Do you remember when Nvidia announced the Grace CPU? The company has combined two of these to create the Grace CPU Superchip, a 144-core server processor aimed at HPC, AI, data analytics, scientific computing and hyper-scale computing applications.

According to Nvidia, the upcoming Arm Neoverse-based processors will feature 2x Grace CPUs interconnected using NVLink-C2C technology, allowing it to provide up to 1TB/s of memory bandwidth. Each of the CPUs packed within the Superchip has 72x Arm v9 cores, for a total of 144x cores. Moreover, Nvidia Grace CPU Superchip will support Nvidia's computing software stacks, including Nvidia RTX/HPC/AI and Omniverse.

The Grace CPU Superchip has an estimated performance rating of 740 on the SPECrate 2017_int_base benchmark – roughly 50% more than Nvidia's dual-CPU DGX A100 systems.

The Grace CPU Superchip supports LPDDR5x ECC memory, ideal for creating a more power-efficient system.
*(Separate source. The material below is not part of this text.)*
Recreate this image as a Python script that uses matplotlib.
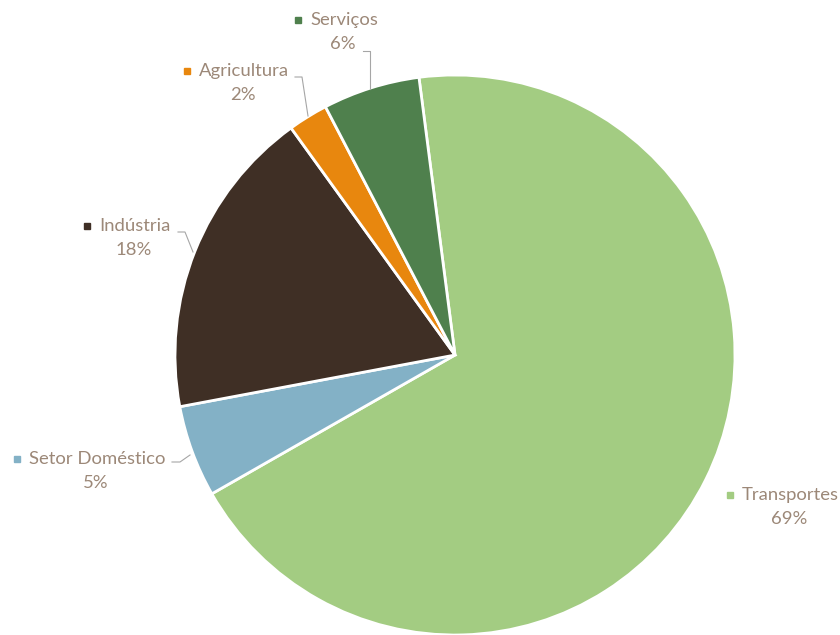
import matplotlib.pyplot as plt

# Daten
kategorien = ['Transportes', 'Setor Doméstico', 'Indústria', 'Agricultura', 'Serviços']
werte = [68.8, 5.3, 18.0, 2.3, 5.6]
farben = ['#A3CC82', '#83B1C6', '#3F2F25', '#E8870E', '#4F804D']

text_farbe = '#9C8878'
plt.rcParams['font.family'] = ['Lato', 'DejaVu Sans']

fig = plt.figure(figsize=(8.4, 6.35), dpi=100)
ax = fig.add_axes([175 / 840, 0, 560 / 840, 560 / 635])

ax.pie(werte, colors=farben, startangle=97.4, counterclock=False, radius=1,
       wedgeprops=dict(edgecolor='white', linewidth=2))
ax.set_xlim(-1, 1)
ax.set_ylim(-1, 1)
ax.set_aspect('equal')
ax.axis('off')


def px(x, y):
    # Pixel im Bild -> Datenkoordinaten (Mitte 455/355, Radius 280)
    return (x - 455) / 280, (355 - y) / 280


# Label-Positionen (Mitte des Textblocks, Pixel)
label_pos = {
    'Transportes': (782, 495),
    'Setor Doméstico': (89, 459),
    'Indústria': (127, 226),
    'Agricultura': (236, 71),
    'Serviços': (336, 20),
}

leader = {
    'Setor Doméstico': [(172, 462), (180, 462), (190, 455)],
    'Indústria': [(178, 232), (185, 232), (193, 252)],
    'Agricultura': [(295, 77), (302, 77), (308, 116)],
    'Serviços': [(363, 51), (370, 51), (370, 89)],
}

for name, wert, farbe in zip(kategorien, werte, farben):
    cx, cy = label_pos[name]
    t = ax.text(*px(cx + 8, cy), name, ha='center', va='center',
                fontsize=13.3, color=text_farbe, clip_on=False)
    ax.text(*px(cx + 7, cy + 24), f'{wert:.0f}%', ha='center', va='center',
            fontsize=13.3, color=text_farbe, clip_on=False)
    # kleines Quadrat vor dem Namen
    fig.canvas.draw()
    bb = t.get_window_extent()
    mx = bb.x0 - 12
    my = 635 - cy
    sx, sy = ax.transData.inverted().transform((mx, my))
    ax.plot(sx, sy, marker='s', markersize=5, color=farbe, clip_on=False)
    if name in leader:
        pts = [px(*p) for p in leader[name]]
        ax.plot([p[0] for p in pts], [p[1] for p in pts], color='#A6A6A6',
                linewidth=0.8, clip_on=False)

fig.savefig('out.png', dpi=100)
When the Grace CPU Superchip is combined with LPDDR5x, the joint power consumption of both components is around 500W.

Nvidia is already working with HPC, supercomputing, hyper-scale and cloud partners to launch the Grace CPU Superchip. The company plans to make it available alongside the Grace Hopper Superchip in the first half of next year.

KitGuru says: Nvidia's approach to creating the Grace CPU Superchip reminds us of Apple's design for the M1 Ultra. In simple terms, both companies took two of their chips and united them using a high-speed bus to make the system see it as a single CPU. Perhaps we'll see other Arm CPU makers try something similar in the coming years.